> [Exercise task] Make an exact copy of all the entries, with the pictures left out.
--- START Material for this exercise ---
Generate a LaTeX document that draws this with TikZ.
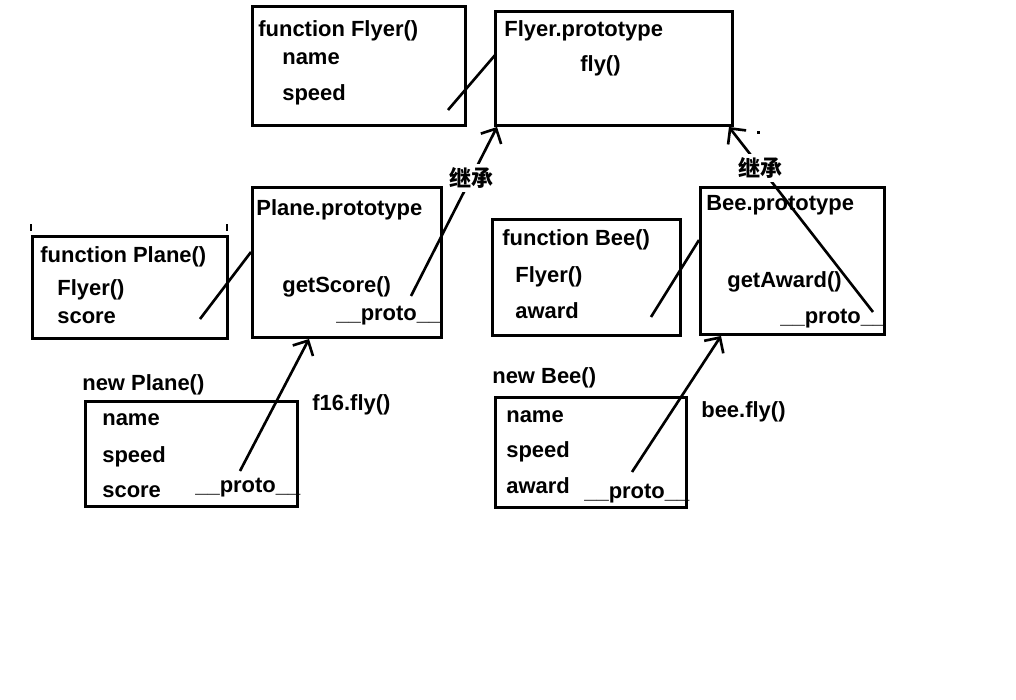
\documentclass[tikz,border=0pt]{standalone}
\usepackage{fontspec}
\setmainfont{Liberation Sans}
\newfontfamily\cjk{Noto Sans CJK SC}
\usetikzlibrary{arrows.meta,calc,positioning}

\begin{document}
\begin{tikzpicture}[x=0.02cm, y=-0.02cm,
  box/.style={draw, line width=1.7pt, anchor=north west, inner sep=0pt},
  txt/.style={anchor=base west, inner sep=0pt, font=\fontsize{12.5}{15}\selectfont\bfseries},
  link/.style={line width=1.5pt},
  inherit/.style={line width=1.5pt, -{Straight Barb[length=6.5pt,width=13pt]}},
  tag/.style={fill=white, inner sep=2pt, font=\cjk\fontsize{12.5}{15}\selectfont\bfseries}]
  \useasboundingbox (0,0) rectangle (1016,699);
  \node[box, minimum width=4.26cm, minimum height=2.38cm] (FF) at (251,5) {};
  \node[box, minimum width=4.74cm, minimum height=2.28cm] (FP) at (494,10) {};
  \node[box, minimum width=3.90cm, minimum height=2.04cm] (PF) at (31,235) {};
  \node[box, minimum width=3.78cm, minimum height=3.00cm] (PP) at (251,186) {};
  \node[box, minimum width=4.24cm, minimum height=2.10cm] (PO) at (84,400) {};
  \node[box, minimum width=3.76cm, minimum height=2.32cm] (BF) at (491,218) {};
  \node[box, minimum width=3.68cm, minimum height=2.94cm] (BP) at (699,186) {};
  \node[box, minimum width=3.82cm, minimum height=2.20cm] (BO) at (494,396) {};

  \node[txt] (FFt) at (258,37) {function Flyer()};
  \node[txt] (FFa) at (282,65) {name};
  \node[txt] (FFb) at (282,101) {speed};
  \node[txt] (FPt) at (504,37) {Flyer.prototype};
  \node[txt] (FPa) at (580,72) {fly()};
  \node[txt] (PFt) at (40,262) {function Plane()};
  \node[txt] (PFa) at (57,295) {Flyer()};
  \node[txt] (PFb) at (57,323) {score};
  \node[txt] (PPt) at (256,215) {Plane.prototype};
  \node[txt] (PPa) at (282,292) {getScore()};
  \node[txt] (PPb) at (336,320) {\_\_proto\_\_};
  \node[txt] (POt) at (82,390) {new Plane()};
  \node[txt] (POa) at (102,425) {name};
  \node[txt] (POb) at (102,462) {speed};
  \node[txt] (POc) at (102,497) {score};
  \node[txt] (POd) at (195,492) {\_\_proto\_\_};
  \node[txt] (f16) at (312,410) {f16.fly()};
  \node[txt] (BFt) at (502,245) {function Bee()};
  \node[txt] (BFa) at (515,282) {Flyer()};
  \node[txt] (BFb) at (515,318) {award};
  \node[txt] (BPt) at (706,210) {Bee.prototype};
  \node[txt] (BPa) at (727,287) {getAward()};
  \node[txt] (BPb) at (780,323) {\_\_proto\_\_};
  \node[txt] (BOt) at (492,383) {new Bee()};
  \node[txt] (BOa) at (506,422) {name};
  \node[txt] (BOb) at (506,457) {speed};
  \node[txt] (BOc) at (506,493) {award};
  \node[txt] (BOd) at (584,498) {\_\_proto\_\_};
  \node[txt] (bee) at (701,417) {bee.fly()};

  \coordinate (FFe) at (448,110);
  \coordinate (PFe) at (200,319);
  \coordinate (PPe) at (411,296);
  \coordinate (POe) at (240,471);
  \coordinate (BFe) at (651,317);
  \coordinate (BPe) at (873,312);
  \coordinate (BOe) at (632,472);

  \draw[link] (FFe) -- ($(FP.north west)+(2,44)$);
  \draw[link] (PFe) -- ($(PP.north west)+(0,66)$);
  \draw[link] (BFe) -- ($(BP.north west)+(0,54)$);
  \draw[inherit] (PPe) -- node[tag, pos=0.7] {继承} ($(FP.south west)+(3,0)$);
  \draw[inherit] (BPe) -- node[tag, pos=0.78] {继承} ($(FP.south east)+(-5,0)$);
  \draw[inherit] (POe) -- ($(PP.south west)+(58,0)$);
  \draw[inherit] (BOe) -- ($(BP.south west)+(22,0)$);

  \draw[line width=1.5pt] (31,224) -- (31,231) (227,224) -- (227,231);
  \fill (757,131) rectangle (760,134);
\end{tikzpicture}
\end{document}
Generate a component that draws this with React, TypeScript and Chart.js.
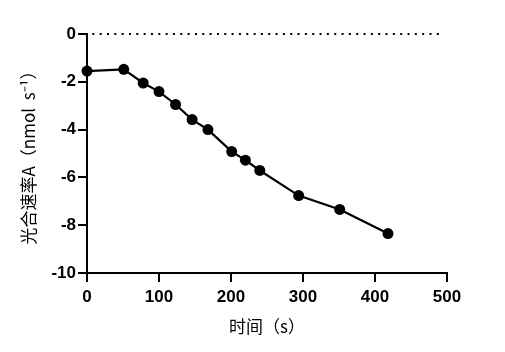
--- END Material for this exercise ---
> [Solution to the problem]
Generate a LaTeX document that draws this with TikZ.
\documentclass[tikz,border=0pt]{standalone}
\usepackage{fontspec}
\setmainfont{Liberation Sans}
\newfontfamily\cjk{Noto Sans CJK SC}
\usetikzlibrary{arrows.meta,calc,positioning}

\begin{document}
\begin{tikzpicture}[x=0.02cm, y=-0.02cm,
  box/.style={draw, line width=1.7pt, anchor=north west, inner sep=0pt},
  txt/.style={anchor=base west, inner sep=0pt, font=\fontsize{12.5}{15}\selectfont\bfseries},
  link/.style={line width=1.5pt},
  inherit/.style={line width=1.5pt, -{Straight Barb[length=6.5pt,width=13pt]}},
  tag/.style={fill=white, inner sep=2pt, font=\cjk\fontsize{12.5}{15}\selectfont\bfseries}]
  \useasboundingbox (0,0) rectangle (1016,699);
  \node[box, minimum width=4.26cm, minimum height=2.38cm] (FF) at (251,5) {};
  \node[box, minimum width=4.74cm, minimum height=2.28cm] (FP) at (494,10) {};
  \node[box, minimum width=3.90cm, minimum height=2.04cm] (PF) at (31,235) {};
  \node[box, minimum width=3.78cm, minimum height=3.00cm] (PP) at (251,186) {};
  \node[box, minimum width=4.24cm, minimum height=2.10cm] (PO) at (84,400) {};
  \node[box, minimum width=3.76cm, minimum height=2.32cm] (BF) at (491,218) {};
  \node[box, minimum width=3.68cm, minimum height=2.94cm] (BP) at (699,186) {};
  \node[box, minimum width=3.82cm, minimum height=2.20cm] (BO) at (494,396) {};

  \node[txt] (FFt) at (258,37) {function Flyer()};
  \node[txt] (FFa) at (282,65) {name};
  \node[txt] (FFb) at (282,101) {speed};
  \node[txt] (FPt) at (504,37) {Flyer.prototype};
  \node[txt] (FPa) at (580,72) {fly()};
  \node[txt] (PFt) at (40,262) {function Plane()};
  \node[txt] (PFa) at (57,295) {Flyer()};
  \node[txt] (PFb) at (57,323) {score};
  \node[txt] (PPt) at (256,215) {Plane.prototype};
  \node[txt] (PPa) at (282,292) {getScore()};
  \node[txt] (PPb) at (336,320) {\_\_proto\_\_};
  \node[txt] (POt) at (82,390) {new Plane()};
  \node[txt] (POa) at (102,425) {name};
  \node[txt] (POb) at (102,462) {speed};
  \node[txt] (POc) at (102,497) {score};
  \node[txt] (POd) at (195,492) {\_\_proto\_\_};
  \node[txt] (f16) at (312,410) {f16.fly()};
  \node[txt] (BFt) at (502,245) {function Bee()};
  \node[txt] (BFa) at (515,282) {Flyer()};
  \node[txt] (BFb) at (515,318) {award};
  \node[txt] (BPt) at (706,210) {Bee.prototype};
  \node[txt] (BPa) at (727,287) {getAward()};
  \node[txt] (BPb) at (780,323) {\_\_proto\_\_};
  \node[txt] (BOt) at (492,383) {new Bee()};
  \node[txt] (BOa) at (506,422) {name};
  \node[txt] (BOb) at (506,457) {speed};
  \node[txt] (BOc) at (506,493) {award};
  \node[txt] (BOd) at (584,498) {\_\_proto\_\_};
  \node[txt] (bee) at (701,417) {bee.fly()};

  \coordinate (FFe) at (448,110);
  \coordinate (PFe) at (200,319);
  \coordinate (PPe) at (411,296);
  \coordinate (POe) at (240,471);
  \coordinate (BFe) at (651,317);
  \coordinate (BPe) at (873,312);
  \coordinate (BOe) at (632,472);

  \draw[link] (FFe) -- ($(FP.north west)+(2,44)$);
  \draw[link] (PFe) -- ($(PP.north west)+(0,66)$);
  \draw[link] (BFe) -- ($(BP.north west)+(0,54)$);
  \draw[inherit] (PPe) -- node[tag, pos=0.7] {继承} ($(FP.south west)+(3,0)$);
  \draw[inherit] (BPe) -- node[tag, pos=0.78] {继承} ($(FP.south east)+(-5,0)$);
  \draw[inherit] (POe) -- ($(PP.south west)+(58,0)$);
  \draw[inherit] (BOe) -- ($(BP.south west)+(22,0)$);

  \draw[line width=1.5pt] (31,224) -- (31,231) (227,224) -- (227,231);
  \fill (757,131) rectangle (760,134);
\end{tikzpicture}
\end{document}
Generate a component that draws this with React, TypeScript and Chart.js.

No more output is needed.